The first mapping of the area was the creation of J. T. Thompson and Alexander Garvie. They had been sent by the Provincial Government to survey the “waste land” areas of the interior to enable blocks to be leased for run holding. In February 1857 they named landmarks and sat at the top of Grandview naming landmarks and making the first drawings of the Upper Clutha.

The other route between Lakes Wanaka and Wakatipu known to Maori was by the Motatapu, Soho (Roaring Billy) Creek and the Arrow River passing behind Mount Cardrona. Greenstone chisels discovered in the Arrow Gorge and the Motatapu Valley evidenced this alternative route, the chisels being displayed in Arrowtown in the 1880s. First European explorers at Lake Wanaka, Edmund Jolly and William Young also attempted the Motatapu Valley route; they were performing a series of surveys for the Otago provincial government between 1857-1859. They did not complete the trip through Mount Motatapu, where they claimed to be unable to see Lake Wakatipu. Jolly and Young were unable to broach Cardrona Valley as a dense thicket of scrub obscured the entrance. The maps that these two men produced as a result of the survey made it possible for potential run holders to make application for land for sheep runs.

Robert Wilkin and Archibald Thomson travelled south via the Lindis from Canterbury and took up the first Wanaka run in 1858. Initially Cardrona Valley lay within the Pisa run boundary known as Wanaka South held by W. Mills but Wilkin soon acquired it. Wilkins’ runs then covered the majority of the area including Mount Pisa, the Criffel face and the land from the outlet of Lake Wanaka to present day Cromwell. John Roy held country to the west of Cardrona, but the primary centre for Upper Clutha at the time was Wilkins headquarters situated on the banks of the Clutha near the junction with Hawea River. Wilkin, a native of Dumfries in Scotland, employed a station manager and spent extended periods at the enterprise only as required.

In February 1860 a group of six men, including William Gilbert Rees and Paul von Tunzelmann arrived at Wilkins having set out from Moeraki. Their intention: to head to the Wakatipu to find suitable sheep country. Crossing the Clutha to reach Wilkins they lost a packhorse to the swift and difficult current. This necessitated a stay at the station headquarters for a few days to recuperate before proceeding. The initial plan was to head in the north-west direction, but after some reconnoitring it was decided those areas were too mountainous, too inhospitable. The decision was then made to head up the Cardrona Valley.

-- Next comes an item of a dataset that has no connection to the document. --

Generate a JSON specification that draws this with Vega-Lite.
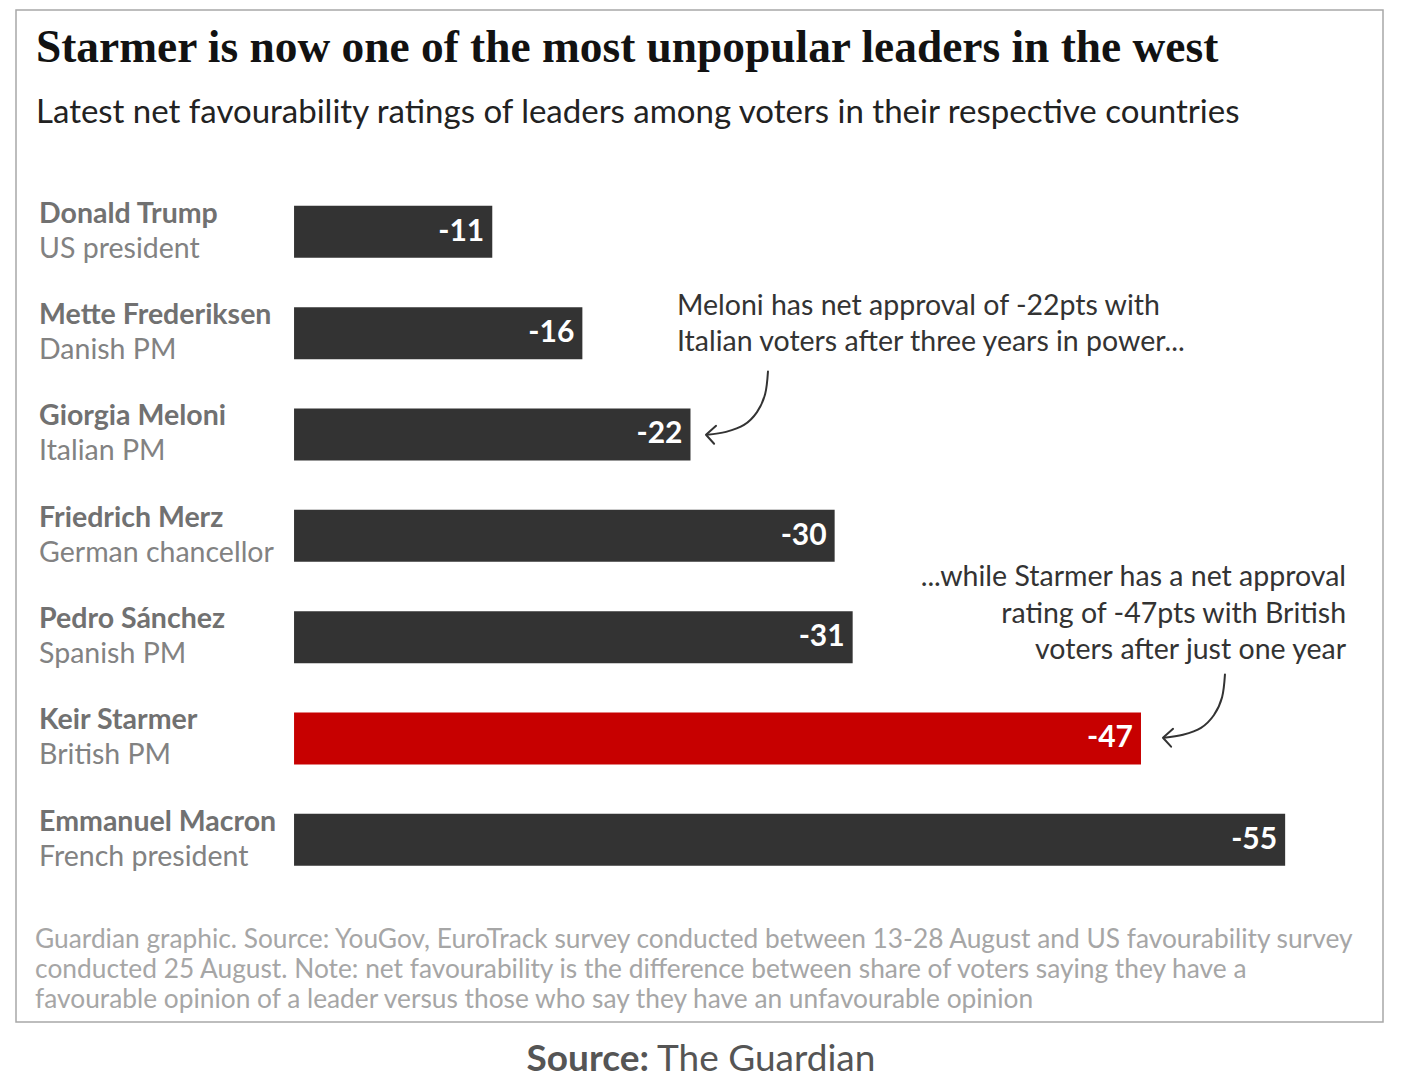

For two days Rees, von Tunzelmann and their men fought matagouri, scrub and steep inclines before leaving the Valley and climbing the hill to the west, most probably Mount Cardrona.

Rees wrote:

“A grand, but to us disheartening view was before us to the west and north. Nothing but masses of snow-covered mountains could be seen.”

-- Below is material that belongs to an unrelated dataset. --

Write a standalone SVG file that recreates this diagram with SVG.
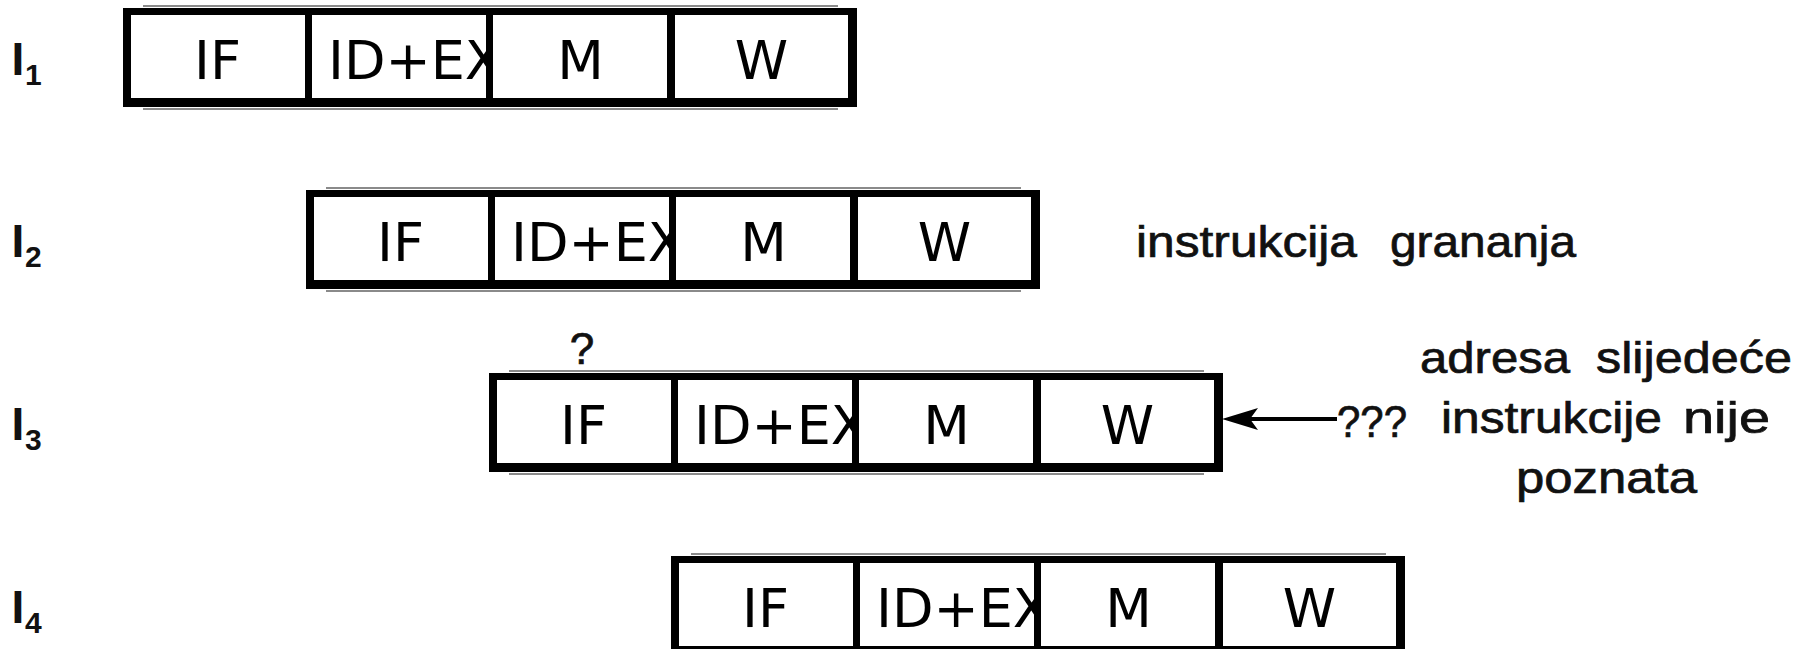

William Gilbert Rees, February 1860

Descending again through the harsh, precipitous climes to the Valley below, they reached camp around midnight. After some discussion it was decided only Rees and von Tunzelmann would proceed up the valley. They returned to Wilkins and set off again with a month worth of supplies. According to von Tunzelmann Rees had apparently lost his chronometer on the previous day’s ascent; he searched for it but it was never found. Their second journey took them further up the valley before climbing the western ridge likely to be the Crown Peak.

Rees reports:

“an open country, not perfectly level but broken by small hills and terraces, whilst a large lake or arm of a lake stretched away in the distance almost as far as the eye could reach.”

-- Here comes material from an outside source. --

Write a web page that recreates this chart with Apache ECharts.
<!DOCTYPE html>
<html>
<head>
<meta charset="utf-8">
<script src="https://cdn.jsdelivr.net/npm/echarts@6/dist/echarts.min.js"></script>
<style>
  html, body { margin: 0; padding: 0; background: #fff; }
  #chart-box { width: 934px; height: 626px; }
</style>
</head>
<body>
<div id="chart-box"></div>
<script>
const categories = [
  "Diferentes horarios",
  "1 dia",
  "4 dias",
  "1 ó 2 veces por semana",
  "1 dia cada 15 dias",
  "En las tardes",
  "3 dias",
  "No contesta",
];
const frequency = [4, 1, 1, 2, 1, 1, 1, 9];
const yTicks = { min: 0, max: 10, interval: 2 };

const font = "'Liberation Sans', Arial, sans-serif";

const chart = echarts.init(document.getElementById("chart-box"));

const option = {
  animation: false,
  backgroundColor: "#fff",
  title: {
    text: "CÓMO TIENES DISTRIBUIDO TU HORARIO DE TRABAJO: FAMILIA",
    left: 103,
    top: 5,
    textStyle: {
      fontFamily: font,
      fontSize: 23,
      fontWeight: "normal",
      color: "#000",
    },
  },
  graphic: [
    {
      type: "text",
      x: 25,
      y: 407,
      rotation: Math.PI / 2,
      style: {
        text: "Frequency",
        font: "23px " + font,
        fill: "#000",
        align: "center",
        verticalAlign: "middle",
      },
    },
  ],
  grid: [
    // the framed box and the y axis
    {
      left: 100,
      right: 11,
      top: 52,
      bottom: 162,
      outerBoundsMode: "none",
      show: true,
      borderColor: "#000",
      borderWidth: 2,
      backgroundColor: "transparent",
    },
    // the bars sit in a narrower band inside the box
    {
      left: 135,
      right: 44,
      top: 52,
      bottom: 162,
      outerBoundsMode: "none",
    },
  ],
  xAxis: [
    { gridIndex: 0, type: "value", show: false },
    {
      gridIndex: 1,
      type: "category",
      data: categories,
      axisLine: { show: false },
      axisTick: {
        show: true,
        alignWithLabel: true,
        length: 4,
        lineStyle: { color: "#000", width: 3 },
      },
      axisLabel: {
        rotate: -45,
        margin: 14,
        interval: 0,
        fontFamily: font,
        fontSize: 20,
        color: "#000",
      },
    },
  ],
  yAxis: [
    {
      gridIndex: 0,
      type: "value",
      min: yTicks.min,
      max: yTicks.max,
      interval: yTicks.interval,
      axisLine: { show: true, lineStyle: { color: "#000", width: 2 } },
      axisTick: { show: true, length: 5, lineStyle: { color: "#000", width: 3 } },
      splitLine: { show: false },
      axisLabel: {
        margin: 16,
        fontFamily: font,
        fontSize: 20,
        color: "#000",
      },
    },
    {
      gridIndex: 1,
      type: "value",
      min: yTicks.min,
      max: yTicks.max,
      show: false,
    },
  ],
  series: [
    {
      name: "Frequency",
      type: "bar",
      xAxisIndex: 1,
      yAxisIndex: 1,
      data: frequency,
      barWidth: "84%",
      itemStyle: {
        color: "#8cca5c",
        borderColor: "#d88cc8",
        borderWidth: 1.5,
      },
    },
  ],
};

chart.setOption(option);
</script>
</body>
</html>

William Gilbert Rees, February 1860

This was the first recorded ascent of the Cardrona Valley. Rees and von Tunzelmann burned off large amounts of country to enable the free movement of future stock. The following year, after a tortuous journey, they drove a flock of several thousand sheep up the Cardrona Valley in three days after Christmas 1860. Thus, a stock route was established across the infamous Crown Range.